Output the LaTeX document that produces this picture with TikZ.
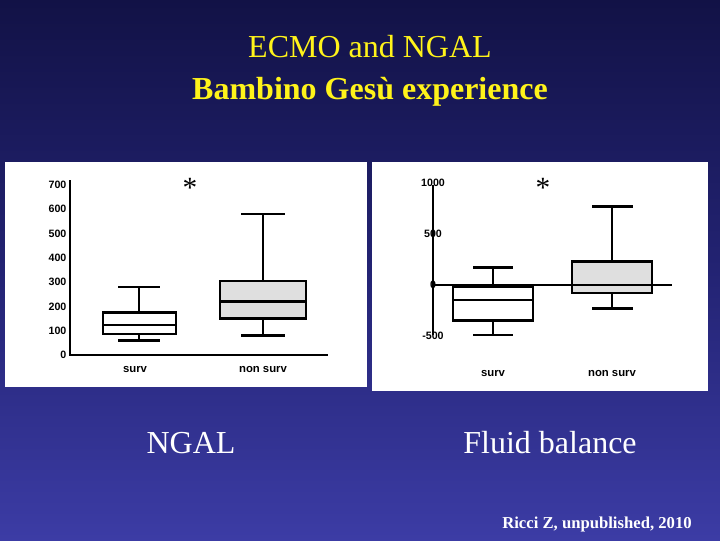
\documentclass[tikz,border=0pt]{standalone}
\usepackage{fontspec}
\setmainfont{Liberation Serif}
\newfontfamily\axf{Liberation Sans}
\begin{document}
\begin{tikzpicture}[x=0.75pt,y=-0.75pt,
  ttl/.style={text=yellow!90!white,font=\fontsize{24}{28}\selectfont},
  big/.style={text=white,font=\fontsize{24}{28}\selectfont},
  tick/.style={font=\axf\bfseries\fontsize{8}{9}\selectfont,anchor=east,inner sep=1pt},
  cat/.style={font=\axf\bfseries\fontsize{8.5}{9}\selectfont},
  bx/.style={draw=black,line width=2pt},
  ln/.style={draw=black,line width=2pt}]
\useasboundingbox (0,0) rectangle (720,540);
\shade[top color={rgb,255:red,18;green,18;blue,70},bottom color={rgb,255:red,60;green,60;blue,165},middle color={rgb,255:red,35;green,35;blue,115}] (0,0) rectangle (720,540);
\node[ttl] (t1) at (370,47) {ECMO and NGAL};
\node[ttl,font=\bfseries\fontsize{24}{28}\selectfont] (t2) at (370,92) {Bambino Gesù experience};
% left panel
\fill[white] (5,162) rectangle (367,387);
\draw[ln] (70,180) -- (70,355) -- (328,355);
\foreach \v/\t in {0/0,100/100,200/200,300/300,400/400,500/500,600/600,700/700}
  \node[tick] at (68,{355-0.243*\v}) {\t};
\node[font=\fontsize{22}{24}\selectfont] (s1) at (190,188) {*};
\draw[ln] (139,340.4) -- (139,287) (118,340.4) -- (160,340.4) (118,287) -- (160,287);
\draw[bx,fill=white] (103,334) rectangle (176,312.5);
\draw[ln] (103,325) -- (176,325);
\draw[ln] (263,335.6) -- (263,214) (241,335.6) -- (285,335.6) (241,214) -- (285,214);
\draw[bx,fill=gray!25] (220,318.5) rectangle (306,281);
\draw[ln] (220,301.5) -- (306,301.5);
\node[cat] (c1) at (135,369) {surv};
\node[cat] (c2) at (263,369) {non surv};
% right panel
\fill[white] (372,162) rectangle (708,391);
\draw[ln] (433,185) -- (433,335);
\draw[ln] (433,285) -- (672,285);
\foreach \v/\t in {-500/-500,0/0,500/500,1000/1000}
  \node[tick,anchor=center] at (433,{285-0.102*\v}) {\t};
\node[font=\fontsize{22}{24}\selectfont] (s2) at (543,188) {*};
\draw[ln] (493,335) -- (493,267.7) (473,335) -- (513,335) (473,267.7) -- (513,267.7);
\draw[bx,fill=white] (453,287) rectangle (533,320.7);
\draw[ln] (453,300) -- (533,300);
\draw[ln] (612,308.5) -- (612,206.5) (592,308.5) -- (633,308.5) (592,206.5) -- (633,206.5);
\draw[bx,fill=gray!25] (572,261.5) rectangle (652,293);
\draw[ln] (433,285) -- (672,285);
\node[cat] (c3) at (493,373) {surv};
\node[cat] (c4) at (612,373) {non surv};
\node[big] (n1) at (191,443) {NGAL};
\node[big] (n2) at (550,443) {Fluid balance};
\node[text=white,font=\bfseries\fontsize{12.5}{14}\selectfont] (r) at (597,524) {Ricci Z, unpublished, 2010};
\end{tikzpicture}
\end{document}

------------------------------------------------------------------------

## TASK DETAILS
Exclude the images and reproduce the remaining data exactly.

## RESPONSE BELOW
Output the LaTeX document that produces this picture with TikZ.
\documentclass[tikz,border=0pt]{standalone}
\usepackage{fontspec}
\setmainfont{Liberation Serif}
\newfontfamily\axf{Liberation Sans}
\begin{document}
\begin{tikzpicture}[x=0.75pt,y=-0.75pt,
  ttl/.style={text=yellow!90!white,font=\fontsize{24}{28}\selectfont},
  big/.style={text=white,font=\fontsize{24}{28}\selectfont},
  tick/.style={font=\axf\bfseries\fontsize{8}{9}\selectfont,anchor=east,inner sep=1pt},
  cat/.style={font=\axf\bfseries\fontsize{8.5}{9}\selectfont},
  bx/.style={draw=black,line width=2pt},
  ln/.style={draw=black,line width=2pt}]
\useasboundingbox (0,0) rectangle (720,540);
\shade[top color={rgb,255:red,18;green,18;blue,70},bottom color={rgb,255:red,60;green,60;blue,165},middle color={rgb,255:red,35;green,35;blue,115}] (0,0) rectangle (720,540);
\node[ttl] (t1) at (370,47) {ECMO and NGAL};
\node[ttl,font=\bfseries\fontsize{24}{28}\selectfont] (t2) at (370,92) {Bambino Gesù experience};
% left panel
\fill[white] (5,162) rectangle (367,387);
\draw[ln] (70,180) -- (70,355) -- (328,355);
\foreach \v/\t in {0/0,100/100,200/200,300/300,400/400,500/500,600/600,700/700}
  \node[tick] at (68,{355-0.243*\v}) {\t};
\node[font=\fontsize{22}{24}\selectfont] (s1) at (190,188) {*};
\draw[ln] (139,340.4) -- (139,287) (118,340.4) -- (160,340.4) (118,287) -- (160,287);
\draw[bx,fill=white] (103,334) rectangle (176,312.5);
\draw[ln] (103,325) -- (176,325);
\draw[ln] (263,335.6) -- (263,214) (241,335.6) -- (285,335.6) (241,214) -- (285,214);
\draw[bx,fill=gray!25] (220,318.5) rectangle (306,281);
\draw[ln] (220,301.5) -- (306,301.5);
\node[cat] (c1) at (135,369) {surv};
\node[cat] (c2) at (263,369) {non surv};
% right panel
\fill[white] (372,162) rectangle (708,391);
\draw[ln] (433,185) -- (433,335);
\draw[ln] (433,285) -- (672,285);
\foreach \v/\t in {-500/-500,0/0,500/500,1000/1000}
  \node[tick,anchor=center] at (433,{285-0.102*\v}) {\t};
\node[font=\fontsize{22}{24}\selectfont] (s2) at (543,188) {*};
\draw[ln] (493,335) -- (493,267.7) (473,335) -- (513,335) (473,267.7) -- (513,267.7);
\draw[bx,fill=white] (453,287) rectangle (533,320.7);
\draw[ln] (453,300) -- (533,300);
\draw[ln] (612,308.5) -- (612,206.5) (592,308.5) -- (633,308.5) (592,206.5) -- (633,206.5);
\draw[bx,fill=gray!25] (572,261.5) rectangle (652,293);
\draw[ln] (433,285) -- (672,285);
\node[cat] (c3) at (493,373) {surv};
\node[cat] (c4) at (612,373) {non surv};
\node[big] (n1) at (191,443) {NGAL};
\node[big] (n2) at (550,443) {Fluid balance};
\node[text=white,font=\bfseries\fontsize{12.5}{14}\selectfont] (r) at (597,524) {Ricci Z, unpublished, 2010};
\end{tikzpicture}
\end{document}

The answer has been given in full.